··· Stored rows ···

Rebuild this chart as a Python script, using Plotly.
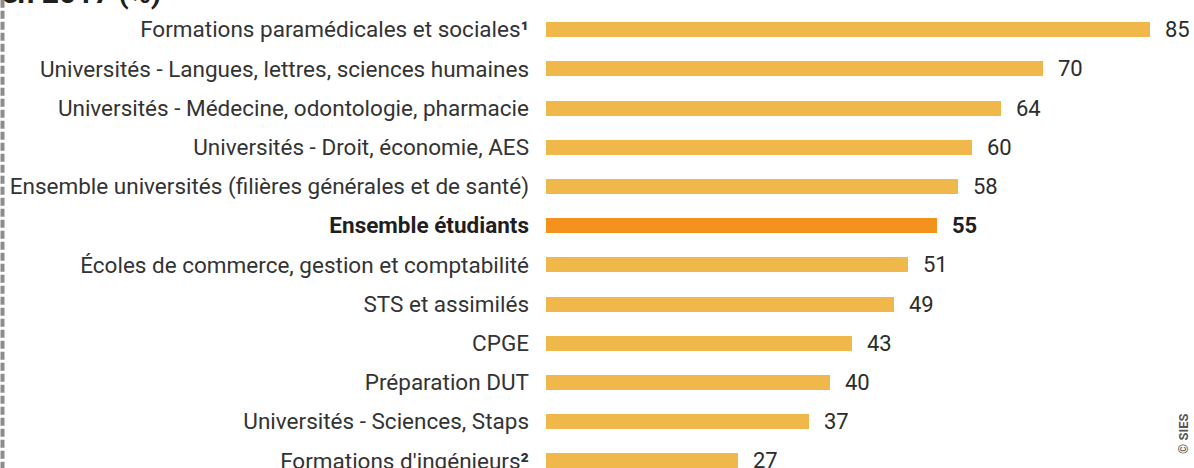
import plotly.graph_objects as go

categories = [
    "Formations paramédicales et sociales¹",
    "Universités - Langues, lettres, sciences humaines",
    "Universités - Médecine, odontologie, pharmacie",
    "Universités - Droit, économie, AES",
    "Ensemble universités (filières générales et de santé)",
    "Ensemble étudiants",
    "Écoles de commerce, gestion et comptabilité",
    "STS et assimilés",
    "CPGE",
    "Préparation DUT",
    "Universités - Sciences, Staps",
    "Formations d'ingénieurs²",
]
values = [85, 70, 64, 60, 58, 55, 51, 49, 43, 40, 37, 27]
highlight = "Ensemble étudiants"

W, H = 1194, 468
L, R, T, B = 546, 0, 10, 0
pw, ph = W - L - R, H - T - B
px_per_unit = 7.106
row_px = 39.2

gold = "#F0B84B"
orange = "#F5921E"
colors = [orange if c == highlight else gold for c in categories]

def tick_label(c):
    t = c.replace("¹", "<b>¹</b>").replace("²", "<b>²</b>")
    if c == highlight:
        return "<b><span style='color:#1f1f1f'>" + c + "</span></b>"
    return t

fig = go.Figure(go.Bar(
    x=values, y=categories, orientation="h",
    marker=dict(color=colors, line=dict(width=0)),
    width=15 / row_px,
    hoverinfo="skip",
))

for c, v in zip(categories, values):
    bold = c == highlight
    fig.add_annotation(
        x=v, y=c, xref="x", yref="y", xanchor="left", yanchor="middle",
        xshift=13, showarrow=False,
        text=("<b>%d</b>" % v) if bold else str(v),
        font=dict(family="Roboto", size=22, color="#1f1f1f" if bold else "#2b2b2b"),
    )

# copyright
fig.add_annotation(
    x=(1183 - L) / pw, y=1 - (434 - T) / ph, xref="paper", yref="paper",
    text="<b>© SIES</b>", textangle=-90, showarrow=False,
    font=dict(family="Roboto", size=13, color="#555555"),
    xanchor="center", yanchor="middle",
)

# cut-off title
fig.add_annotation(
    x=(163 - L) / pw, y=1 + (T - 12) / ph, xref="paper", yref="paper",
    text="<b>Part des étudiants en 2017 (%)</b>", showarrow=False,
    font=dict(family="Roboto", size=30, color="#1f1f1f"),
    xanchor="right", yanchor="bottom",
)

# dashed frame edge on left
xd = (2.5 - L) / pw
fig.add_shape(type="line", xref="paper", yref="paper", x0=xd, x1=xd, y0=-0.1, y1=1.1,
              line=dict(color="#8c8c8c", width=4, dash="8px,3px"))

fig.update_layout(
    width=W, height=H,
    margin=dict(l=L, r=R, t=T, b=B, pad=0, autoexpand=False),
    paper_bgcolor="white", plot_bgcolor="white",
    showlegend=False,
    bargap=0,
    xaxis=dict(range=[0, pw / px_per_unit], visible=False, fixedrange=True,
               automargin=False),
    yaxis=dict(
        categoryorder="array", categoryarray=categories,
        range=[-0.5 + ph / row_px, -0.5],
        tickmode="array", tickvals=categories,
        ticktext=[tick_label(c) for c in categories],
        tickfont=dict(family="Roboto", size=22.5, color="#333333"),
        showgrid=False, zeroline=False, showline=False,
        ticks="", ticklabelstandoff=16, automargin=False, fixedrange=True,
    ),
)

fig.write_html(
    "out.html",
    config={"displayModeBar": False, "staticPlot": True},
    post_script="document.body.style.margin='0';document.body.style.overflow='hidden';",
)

···
··· Stored rows ···

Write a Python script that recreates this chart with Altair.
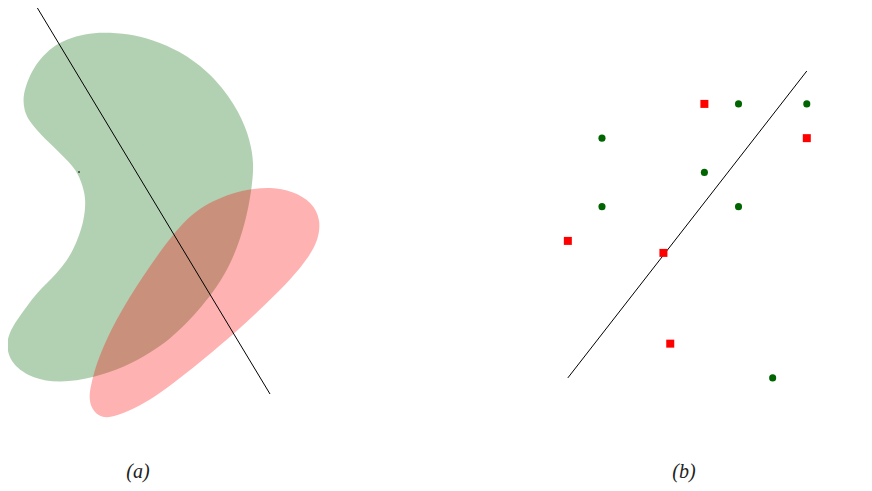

···

■ Direction ■
Copy the lines above exactly, starting at the one with "Rebuild this chart" and ending at the one with "import plotly.graph_objects as go", both included. Leave out any pictures and add nothing else.

■ Result ■
Rebuild this chart as a Python script, using Plotly.
import plotly.graph_objects as go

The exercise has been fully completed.